Soon, she began dragging her right leg.

Atwood, of Salt Lake City, has seen two neurologists but does not get the impression they know much about Parkinson's, a brain disorder that often starts with a tremor but can lead to muscle rigidity and difficulty walking, talking and doing simple tasks.

"They don't seem to listen to you, explain to you what to expect," says Atwood, now 52. "It's been very difficult."

So on Thursday, Atwood was at her first support group meeting for Parkinson's patients, hoping to finally connect with people who can help her understand the degenerative disease's progression and possible treatments.

She also learned that Utah has a new registry, as it does for cancer and autism, to track people like her, those with Parkinson's.

The Utah Parkinson Disease Registry, at UPDR.org, opened earlier this month. It's an online repository for reports now required of health care providers. Patients, too, can submit their own names and records to the website.

It's the first computerized registry in the nation. Nebraska is the only other state with a Parkinson's registry, but that state's is on paper, says Stefan Pulst, chairman of the neurology department at the University of Utah's School of Medicine.

The registry was Pulst's idea, and he worked for three years to get legislative approval and financial support from Utah philanthropic foundations. It's run jointly by the Utah Department of Health and the U. neurology department.

Though the registry's purpose is to help researchers get at the causes of Parkinson's, it inevitably will help educate Utahns — both physicians and patients — about the disease, Pulst says.
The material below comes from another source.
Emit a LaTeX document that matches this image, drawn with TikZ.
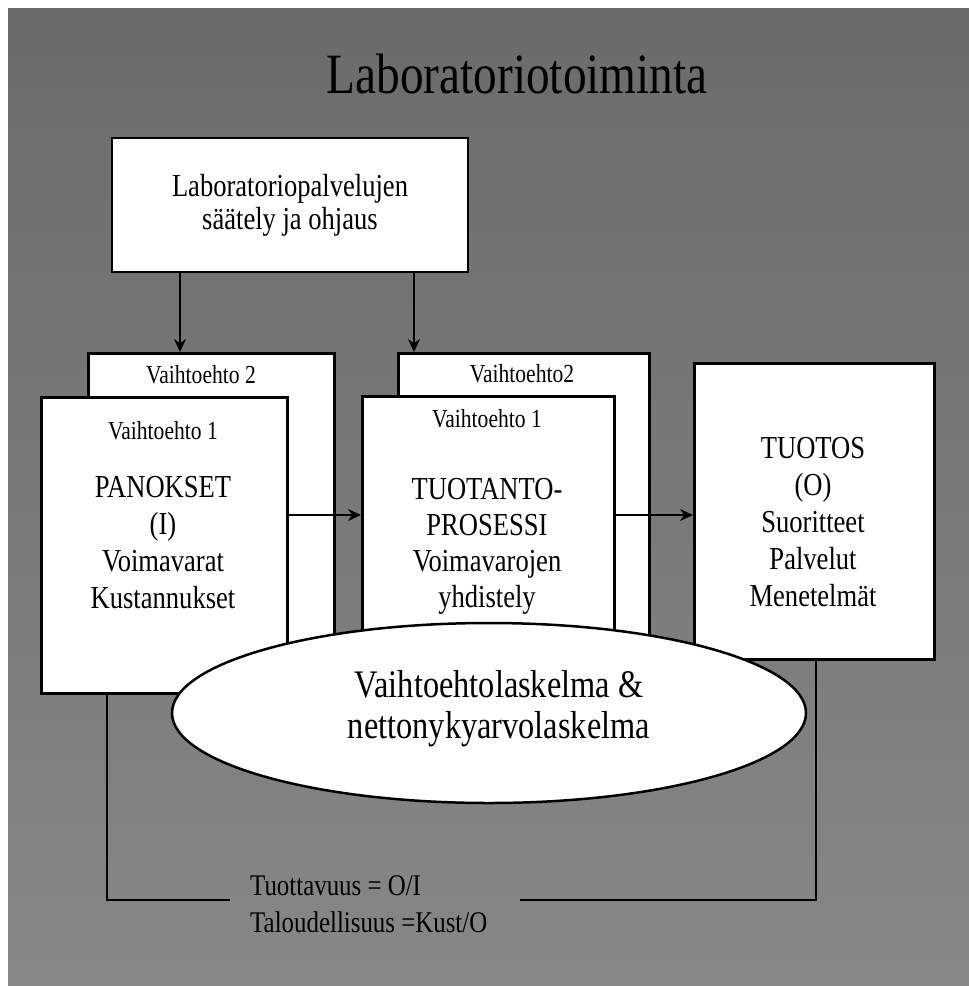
\documentclass[tikz,border=0pt]{standalone}
\usepackage{fontspec}
\setmainfont{Liberation Serif}[FakeStretch=0.83]
\usetikzlibrary{arrows.meta,shapes.geometric}
\definecolor{bgtop}{gray}{0.42}
\definecolor{bgbot}{gray}{0.53}
\begin{document}
\begin{tikzpicture}[x=1pt,y=-1pt,
  box/.style={draw=black,line width=2.5pt,fill=white,inner sep=0pt},
  conn/.style={line width=2pt},
  arr/.style={conn,-{Stealth[length=13pt,width=12pt]}},
  altlbl/.style={font=\fontsize{26}{30}\selectfont,inner sep=0pt,anchor=base},
  boxtxt/.style={font=\fontsize{32}{37}\selectfont,inner sep=0pt,align=center,anchor=north},
  bottxt/.style={font=\fontsize{30}{36}\selectfont,inner sep=0pt,anchor=base west}]
\useasboundingbox (0,0) rectangle (969,986);
\fill[white] (0,0) rectangle (969,986);
\shade[top color=bgtop,bottom color=bgbot] (8,8) rectangle (969,986);

% title
\node[font=\fontsize{57}{64}\selectfont,inner sep=0pt,anchor=base] (title) at (517,93) {Laboratoriotoiminta};

% control box
\node[box,minimum width=356pt,minimum height=134pt,align=center,
      font=\fontsize{32}{33}\selectfont] (ctrl) at (290,205)
      {Laboratoriopalvelujen\\säätely ja ohjaus};

% back boxes (Vaihtoehto 2)
\node[box,anchor=north west,minimum width=246pt,minimum height=328pt] (alta) at (87,352) {};
\node[box,anchor=north west,minimum width=251pt,minimum height=308pt] (altb) at (397,352) {};
\node[altlbl] (altalbl) at (201,383) {Vaihtoehto 2};
\node[altlbl] (altblbl) at (522,382) {Vaihtoehto2};

% down arrows
\coordinate (dA) at (180,0);
\coordinate (dB) at (414,0);
\draw[arr] (dA |- ctrl.south) -- (dA |- alta.north);
\draw[arr] (dB |- ctrl.south) -- (dB |- altb.north);

% front boxes (Vaihtoehto 1)
\node[box,anchor=north west,minimum width=246pt,minimum height=296pt] (inp) at (40,396) {};
\node[altlbl] (inplbl) at (163,439) {Vaihtoehto 1};
\node[boxtxt] (inptxt) at (163,476) {PANOKSET\\(I)\\Voimavarat\\Kustannukset};

\node[box,anchor=north west,minimum width=252pt,minimum height=265pt] (proc) at (361,395) {};
\node[altlbl] (proclbl) at (487,427) {Vaihtoehto 1};
\node[boxtxt,font=\fontsize{32}{36}\selectfont] (proctxt) at (487,478) {TUOTANTO-\\PROSESSI\\Voimavarojen\\yhdistely};

% output box
\node[box,anchor=north west,minimum width=240pt,minimum height=296pt] (out) at (693,362) {};
\node[boxtxt] (outtxt) at (813,437) {TUOTOS\\(O)\\Suoritteet\\Palvelut\\Menetelmät};

% horizontal arrows
\coordinate (ay) at (0,515);
\draw[arr] (inp.east |- ay) -- (proc.west |- ay);
\draw[arr] (proc.east |- ay) -- (out.west |- ay);

% feedback lines
\coordinate (fbL) at (107,900);
\coordinate (fbLend) at (230,900);
\coordinate (fbR) at (816,900);
\coordinate (fbRend) at (520,900);
\draw[conn] (fbL |- inp.south) -- (fbL) -- (fbLend);
\draw[conn] (fbR |- out.south) -- (fbR) -- (fbRend);

% ellipse
\node[box,ellipse,minimum width=634pt,minimum height=180pt] (calc) at (489,713) {};
\node[font=\fontsize{39}{41}\selectfont,inner sep=0pt,align=center] (calctxt) at (499,709)
  {Vaihtoehtolaskelma \&\\nettonykyarvolaskelma};

% bottom formulas
\node[bottxt] (prod) at (250,895) {Tuottavuus = O/I};
\node[bottxt] (econ) at (250,932) {Taloudellisuus =Kust/O};
\end{tikzpicture}
\end{document}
He expects the registry to help patients learn more about research and clinical trials in which they can participate.

"We will really forge a community between physicians and patients," he says.

Nationally, 1 percent of the population over age 65 has the disease. But in Utah, it's closer to 2 percent, says Lauren Schrock, a University of Utah neurologist who specializes in Parkinson's and other movement disorders.
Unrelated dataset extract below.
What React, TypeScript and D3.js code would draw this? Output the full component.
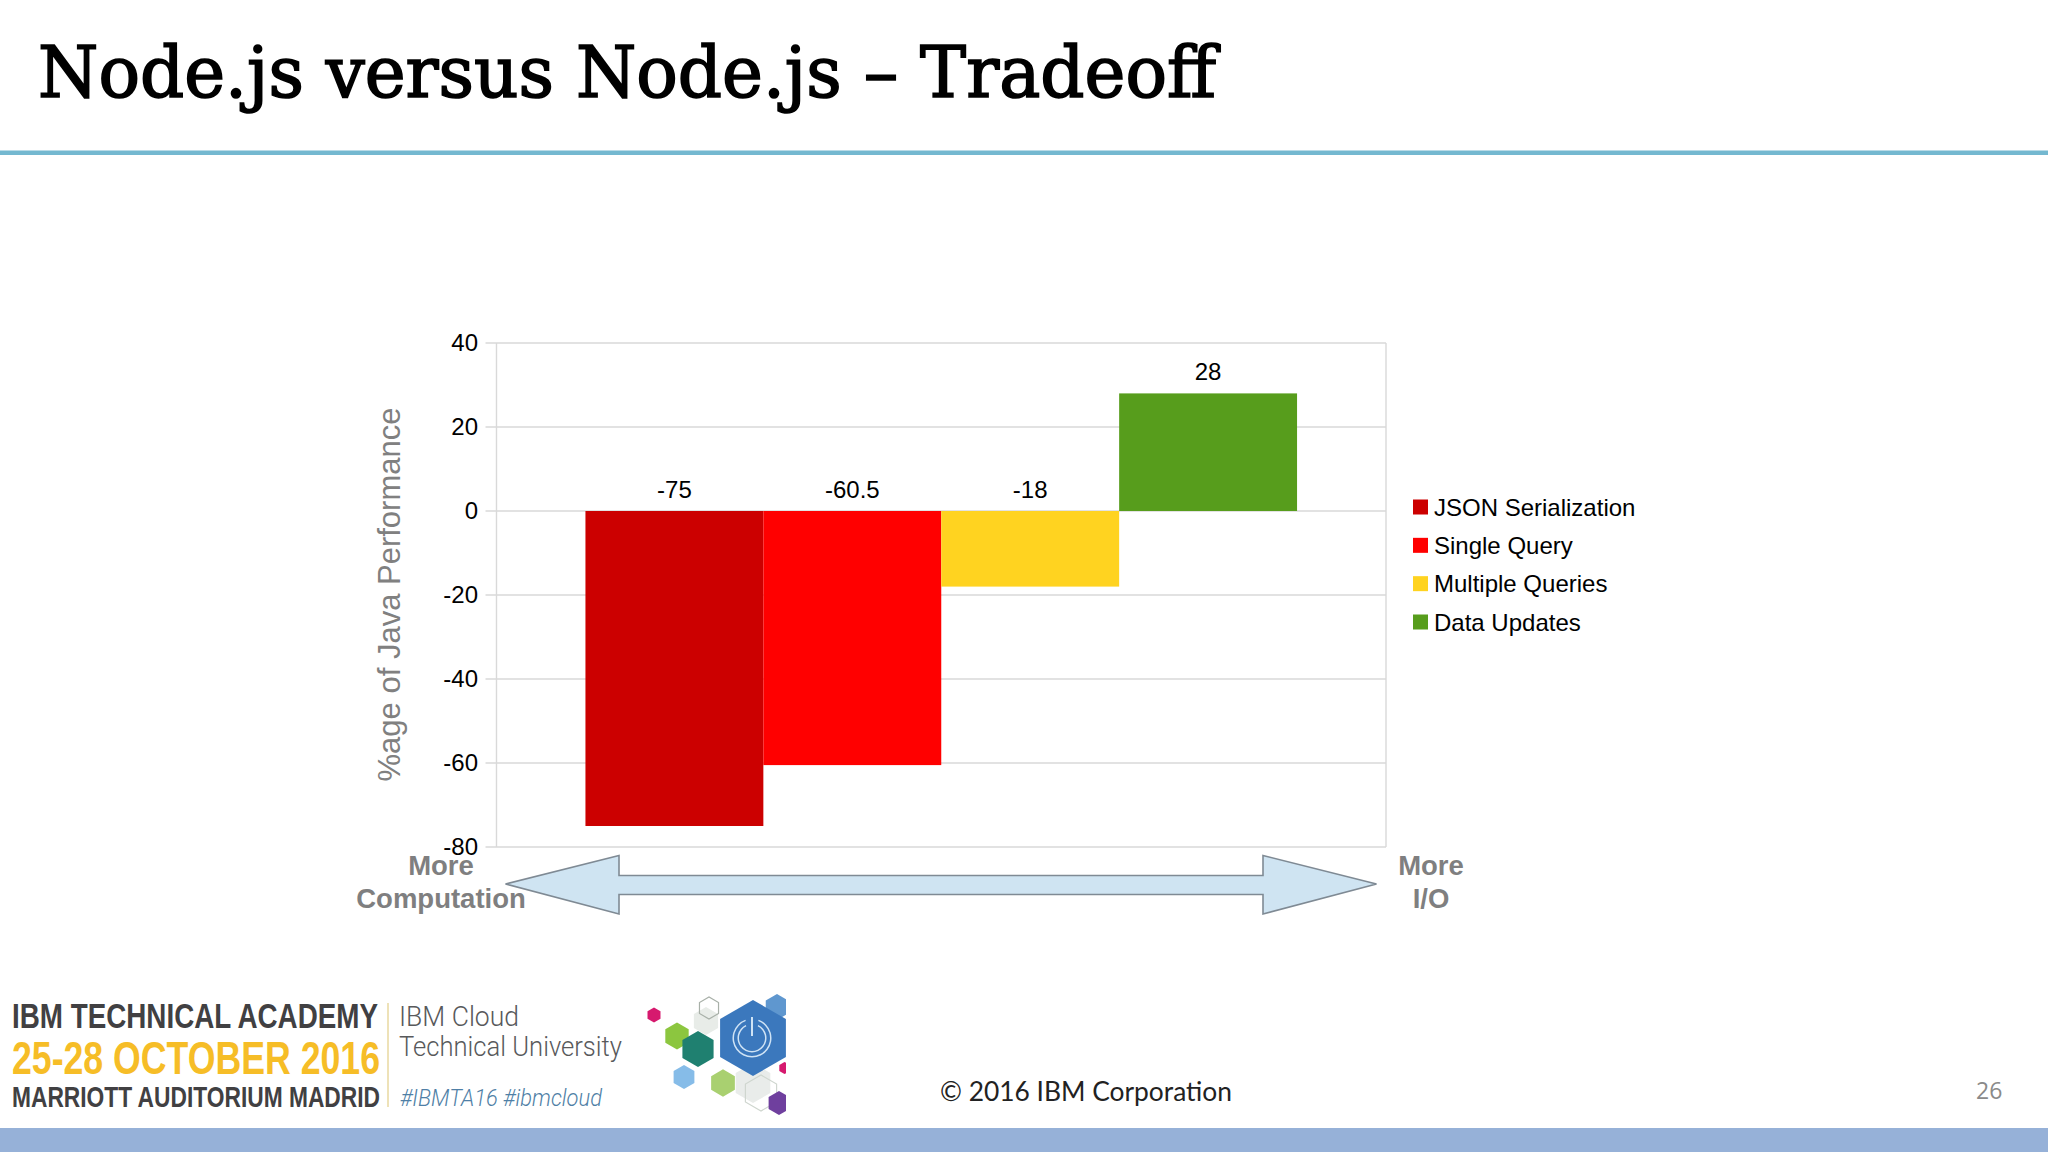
import React from "react";
import * as d3 from "d3";

const seriesNames = ["JSON Serialization", "Single Query", "Multiple Queries", "Data Updates"];
const seriesValues = [-75, -60.5, -18, 28];
const seriesColors = ["#cc0000", "#ff0000", "#ffd320", "#579d1c"];
const yDomain = [-80, 40];
const yTickValues = [-80, -60, -40, -20, 0, 20, 40];
const titleText = "Node.js versus Node.js – Tradeoff";
const yAxisTitle = "%age of Java Performance";
const leftEnd = ["More", "Computation"];
const rightEnd = ["More", "I/O"];
const logoLines = ["IBM TECHNICAL ACADEMY", "25-28 OCTOBER 2016", "MARRIOTT AUDITORIUM MADRID"];
const logoSide = ["IBM Cloud", "Technical University", "#IBMTA16 #ibmcloud"];
const hexes: [number, number, number, string, string][] = [
  [706, 1021, 14, "#e8ece8", "none"],
  [753, 1083, 20, "#e9ecea", "none"],
  [761, 1093, 18, "none", "#cfd6cf"],
  [709, 1008, 11, "none", "#a8b0a8"],
  [654, 1015, 7.5, "#d6196e", "none"],
  [677, 1036, 13.5, "#8cc63f", "none"],
  [698, 1049, 18, "#1f8070", "none"],
  [684, 1077, 12, "#86bce8", "none"],
  [723, 1083, 13.7, "#a9d070", "none"],
  [779, 1103, 12, "#6f3f9e", "none"],
  [777, 1007, 13, "#5f97cf", "none"],
  [784.5, 1068, 6, "#d6196e", "none"],
  [753, 1038, 38, "#3b78bd", "none"],
];

const W = 2048, H = 1152;
const plot = { left: 496.5, right: 1386, top: 343, bottom: 847 };
const sans = "'Liberation Sans', Arial, sans-serif";
const narrow = "'Liberation Sans Narrow', 'Liberation Sans', sans-serif";

const hexPath = (cx: number, cy: number, r: number) => {
  const pts: [number, number][] = d3.range(6).map((i) => {
    const a = Math.PI / 6 + (i * Math.PI) / 3;
    return [cx + r * Math.cos(a), cy + r * Math.sin(a)];
  });
  return d3.line()(pts) + "Z";
};

export default function App() {
  const y = d3.scaleLinear().domain(yDomain).range([plot.bottom, plot.top]);
  const pad = (plot.right - plot.left) * 0.1;
  const x = d3.scaleBand().domain(seriesNames).range([plot.left + pad, plot.right - pad]);
  const legendY = d3.scalePoint().domain(seriesNames).range([507, 622]);
  const arc = d3.arc();
  const arrow = d3.line()([
    [505.5, 884], [619, 855.5], [619, 875.5], [1263, 875.5], [1263, 855.5], [1376.5, 884],
    [1263, 914], [1263, 894.5], [619, 894.5], [619, 914],
  ]) + "Z";
  return (
    <svg width={W} height={H} viewBox={`0 0 ${W} ${H}`} style={{ position: "absolute", left: 0, top: 0, background: "#fff" }}>
      <defs>
        <clipPath id="logoClip"><rect x={630} y={990} width={156} height={130} /></clipPath>
      </defs>
      <text x={38} y={96.5} fontFamily="'DejaVu Serif', serif" fontSize={71} fill="#000" stroke="#000" strokeWidth={1.7}
        textLength={1178} lengthAdjust="spacingAndGlyphs">{titleText}</text>
      <rect x={0} y={150.5} width={W} height={4.5} fill="#74b8d0" />

      {yTickValues.map((t) => (
        <g key={t}>
          <line x1={485.5} x2={plot.right} y1={y(t)} y2={y(t)} stroke="#d9d9d9" strokeWidth={1.4} />
          <text x={478} y={y(t) + 8} textAnchor="end" fontFamily={sans} fontSize={24} fill="#000">{t}</text>
        </g>
      ))}
      <line x1={plot.left} x2={plot.left} y1={plot.top} y2={plot.bottom} stroke="#d9d9d9" strokeWidth={1.4} />
      <line x1={plot.right} x2={plot.right} y1={plot.top} y2={plot.bottom} stroke="#d9d9d9" strokeWidth={1.4} />

      {seriesNames.map((s, i) => {
        const v = seriesValues[i];
        return (
          <g key={s}>
            <rect x={x(s)} width={x.bandwidth()} y={y(Math.max(0, v))} height={Math.abs(y(v) - y(0))} fill={seriesColors[i]} />
            <text x={x(s)! + x.bandwidth() / 2} y={y(Math.max(0, v)) - 13} textAnchor="middle" fontFamily={sans} fontSize={24} fill="#000">{v}</text>
          </g>
        );
      })}

      <text transform={`translate(400,${(409 + 780) / 2}) rotate(-90)`} textAnchor="middle" fontFamily={sans} fontSize={31} fill="#808080">{yAxisTitle}</text>

      {seriesNames.map((s, i) => (
        <g key={s}>
          <rect x={1413} y={legendY(s)! - 7.5} width={15} height={15} fill={seriesColors[i]} />
          <text x={1434} y={legendY(s)! + 8.5} fontFamily={sans} fontSize={24} fill="#000">{s}</text>
        </g>
      ))}

      <path d={arrow} fill="#cfe4f2" stroke="#7f8a94" strokeWidth={1.6} />
      {leftEnd.map((t, i) => (
        <text key={t} x={441} y={875 + i * 33} textAnchor="middle" fontFamily={sans} fontWeight="bold" fontSize={27.5} fill="#7f7f80">{t}</text>
      ))}
      {rightEnd.map((t, i) => (
        <text key={t} x={1431} y={875 + i * 33} textAnchor="middle" fontFamily={sans} fontWeight="bold" fontSize={27.5} fill="#7f7f80">{t}</text>
      ))}

      <text x={12} y={1028} fontFamily={narrow} fontWeight="bold" fontSize={35} fill="#414042" textLength={366} lengthAdjust="spacingAndGlyphs">{logoLines[0]}</text>
      <text x={12} y={1074} fontFamily={narrow} fontWeight="bold" fontSize={46} fill="#f6bd27" textLength={368} lengthAdjust="spacingAndGlyphs">{logoLines[1]}</text>
      <text x={12} y={1107} fontFamily={narrow} fontWeight="bold" fontSize={30} fill="#414042" textLength={368} lengthAdjust="spacingAndGlyphs">{logoLines[2]}</text>
      <line x1={388} x2={388} y1={1003} y2={1107} stroke="#e8d9a0" strokeWidth={1.5} />
      <text x={399} y={1026} fontFamily="Roboto, sans-serif" fontWeight={300} fontSize={27} fill="#58595b" textLength={120} lengthAdjust="spacingAndGlyphs">{logoSide[0]}</text>
      <text x={399} y={1056} fontFamily="Roboto, sans-serif" fontWeight={300} fontSize={27} fill="#58595b" textLength={223} lengthAdjust="spacingAndGlyphs">{logoSide[1]}</text>
      <text x={400} y={1106} fontFamily="Roboto, sans-serif" fontWeight={300} fontStyle="italic" fontSize={23} fill="#4f7fa6" textLength={202} lengthAdjust="spacingAndGlyphs">{logoSide[2]}</text>

      <g clipPath="url(#logoClip)">
        {hexes.map(([cx, cy, r, f, s], i) => (
          <path key={i} d={hexPath(cx, cy, r)} fill={f} stroke={s} strokeWidth={1.2} />
        ))}
        <g transform="translate(752,1038)" fill="#cfe3f5">
          <path d={arc({ innerRadius: 18, outerRadius: 19.5, startAngle: 0.35, endAngle: 2 * Math.PI - 0.35 })!} />
          <path d={arc({ innerRadius: 13, outerRadius: 14.5, startAngle: 0.45, endAngle: 2 * Math.PI - 0.45 })!} />
          <rect x={-1} y={-21} width={2} height={19} />
        </g>
      </g>

      <text x={940} y={1101} fontFamily="Lato, sans-serif" fontSize={27} fill="#222" textLength={292} lengthAdjust="spacingAndGlyphs">© 2016 IBM Corporation</text>
      <text x={1976} y={1099} fontFamily="'Open Sans', sans-serif" fontSize={23} fill="#8a8a8a">26</text>

      <rect x={0} y={1128} width={W} height={24} fill="#96b1d8" />
    </svg>
  );
}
"We don't understand why that is," Schrock tells Atwood and a couple dozen other Parkinson's patients and their family members at the support group meeting.

"This is a question the registry might answer," says Pulst.
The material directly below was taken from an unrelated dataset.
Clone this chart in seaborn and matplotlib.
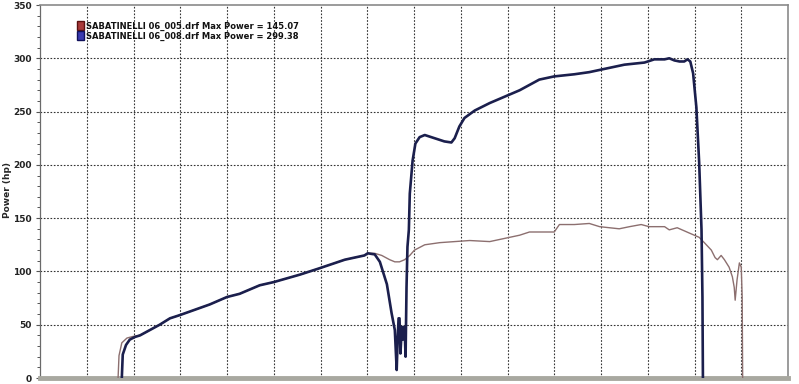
import numpy as np
import pandas as pd
import matplotlib
matplotlib.use("Agg")
import matplotlib.pyplot as plt
from matplotlib.patches import Patch
import seaborn as sns

# ---- data (x in grid units, y in hp) ----
run005_x = [1.67, 1.69, 1.75, 1.86, 1.99, 2.14, 2.35, 2.56, 2.78, 2.99, 3.31, 3.63, 4.00, 4.27,
            4.70, 5.00, 5.56, 5.98, 6.52, 6.94, 7.01, 7.16, 7.31, 7.48, 7.59, 7.69, 7.80, 7.91,
            8.01, 8.23, 8.55, 8.87, 9.19, 9.62, 9.94, 10.26, 10.47, 10.79, 11.00, 11.11, 11.43,
            11.75, 11.97, 12.18, 12.39, 12.61, 12.86, 13.03, 13.36, 13.46, 13.63, 13.89, 14.10,
            14.21, 14.36, 14.44, 14.49, 14.57, 14.64, 14.74, 14.81, 14.85, 14.87, 14.91, 14.96,
            15.00, 15.02, 15.03]
run005_hp = [0, 21, 33, 37.5, 39, 40, 45, 50, 56, 59, 64, 69, 76, 79,
             87, 90, 97, 103, 111, 115, 117, 117, 115, 111, 109, 109, 111, 115,
             120, 125, 127, 128, 129, 128, 131, 134, 137, 137, 137, 144, 144,
             145, 142, 141, 140, 142, 144, 142, 142, 139, 141, 136, 132,
             127, 120, 113, 111, 115, 111, 104, 95, 85, 73, 92, 108,
             104, 76, 0]

run008_x = [1.75, 1.77, 1.84, 1.92, 2.03, 2.14, 2.35, 2.56, 2.78, 2.99, 3.31, 3.63, 4.00, 4.27,
            4.70, 5.00, 5.56, 5.98, 6.52, 6.94, 7.01, 7.16, 7.27, 7.42, 7.52, 7.59, 7.61, 7.63,
            7.65, 7.67, 7.69, 7.71, 7.74, 7.76, 7.78, 7.80, 7.82, 7.84, 7.86, 7.89, 7.91, 7.97,
            8.03, 8.12, 8.23, 8.44, 8.65, 8.80, 8.87, 8.97, 9.08, 9.30, 9.62, 9.94, 10.26, 10.68,
            11.00, 11.43, 11.75, 12.07, 12.50, 12.93, 13.14, 13.36, 13.46, 13.57, 13.68, 13.78,
            13.85, 13.91, 13.97, 14.04, 14.10, 14.15, 14.17, 14.18]
run008_hp = [0, 22, 31, 36, 38.5, 40, 45, 50, 56, 59, 64, 69, 76, 79,
             87, 90, 97, 103, 111, 115, 117, 116, 109, 88, 61, 45, 26, 7.5,
             36, 56, 56, 23, 48, 36, 48, 45, 20, 85, 123, 139, 173, 204,
             220, 226, 228, 225, 222, 221, 225, 236, 244, 251, 258, 264, 270, 280,
             283, 285, 287, 290, 294, 296, 299, 299, 300, 298, 297, 297,
             299, 297, 286, 254, 202, 139, 76, 0]

legend_labels = ["SABATINELLI 06_005.drf Max Power = 145.07",
                 "SABATINELLI 06_008.drf Max Power = 299.38"]
y_ticks = [0, 50, 100, 150, 200, 250, 300, 350]

df005 = pd.DataFrame({"x": run005_x, "hp": run005_hp})
df008 = pd.DataFrame({"x": run008_x, "hp": run008_hp})

sns.set_style("white")
plt.rcParams["font.family"] = ["DejaVu Sans"]

fig = plt.figure(figsize=(7.99, 3.84), dpi=100, facecolor="white")
ax = fig.add_axes([40 / 799, 6 / 384, 748 / 799, 373 / 384])
ax.set_facecolor("white")

# grid
for gx in range(1, 16):
    ax.axvline(gx, color="#333333", lw=0.8, ls=(0, (1.5, 1.5)), zorder=1)
for gy in y_ticks[1:-1]:
    ax.axhline(gy, color="#333333", lw=0.8, ls=(0, (1.5, 1.5)), zorder=1)

sns.lineplot(data=df005, x="x", y="hp", sort=False, estimator=None, ax=ax,
             color="#8c6f6f", lw=1.0, zorder=3)
sns.lineplot(data=df008, x="x", y="hp", sort=False, estimator=None, ax=ax,
             color="#1b1f4d", lw=1.9, zorder=4)

ax.set_xlim(0, 16)
ax.set_ylim(0, 350)
ax.set_xticks([])
ax.set_yticks(y_ticks)
ax.set_yticklabels([str(v) for v in y_ticks], fontsize=6.5, fontweight="bold", color="#222222")
ax.set_yticks(np.arange(0, 351, 10), minor=True)
ax.tick_params(axis="y", which="major", length=3, width=0.8, color="#555555", pad=3, left=True)
ax.tick_params(axis="y", which="minor", length=2.5, width=0.7, color="#555555", left=True)
ax.set_xlabel("")
ax.set_ylabel("Power (hp)", fontsize=6.5, fontweight="bold")
ax.yaxis.set_label_coords(-0.037, 0.505)

for side in ["top", "right"]:
    ax.spines[side].set_color("#8a8a8a")
    ax.spines[side].set_linewidth(1.2)
ax.spines["left"].set_color("#6a6a6a")
ax.spines["left"].set_linewidth(0.9)
ax.spines["bottom"].set_color("#a8a8a0")
ax.spines["bottom"].set_linewidth(3.5)

handles = [Patch(facecolor="#a83a3a", edgecolor="#5a1010"),
           Patch(facecolor="#3a3ab0", edgecolor="#10105a")]
leg = ax.legend(handles, legend_labels, loc="upper left", bbox_to_anchor=(0.045, 0.965),
                frameon=False, prop={"size": 6, "weight": "bold"},
                handlelength=0.8, handleheight=1.2, handletextpad=0.3,
                labelspacing=0.1, borderaxespad=0)
for t in leg.get_texts():
    t.set_color("#111111")

fig.savefig("out.png", dpi=100, facecolor="white")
Researchers will link the registry records with those in the Utah Population Database to explore genetic and environmental causes of the disease, Pulst says. The records also can be matched against the cancer registry.

For decades, researchers have found both genetic and environmental causes of the disease, he says. "What has been very hard to analyze is how these two might interact."

Some genetic causes are triggered only under certain environmental conditions, so "it's difficult to untangle."

Knowing the numbers of Parkinson's patients in Utah's various counties — rural and urban — will be a boon for researchers.

Pulst expects that 700 to 1,000 new cases of Parkinson's will be reported each year in Utah.

Wes Starkenburg, 65, figures he benefits from research in which previous Parkinson's patients participated, so he'll put his information in the new database.

"It's important," says the retired civil engineer, who now is bent over from the waist as a result of Parkinson's. He was at Thursday's support group meeting jointly sponsored by the U. neurology department and the Utah chapter of the American Parkinson Disease Association.

Such meetings, he says, "are huge. They put us in touch with people."

Kim Smith, who teaches finance at Brigham Young University, says he has found good medical support and exercise are key. Schrock is his doctor at the U.

Smith, 61, retired from a long career with Goldman Sachs in New York City after learning he had Parkinson's about a decade ago. He had always been an avid athlete, playing basketball, racquetball, squash and tennis.

"I found it harder and harder to do those things."

For the first few years, he tried to hide the fact that he has Parkinson's. But now he tells his students up front what to expect: That he has horrible handwriting and poor balance. That sometimes his body will freeze and he'll almost tip over.

A registry, he says, is a great idea. He has a cousin and an uncle who have the disease, and figures there is a genetic cause.

"Problems like this, if you handle them correctly, they help you grow closer to the people who matter most to you."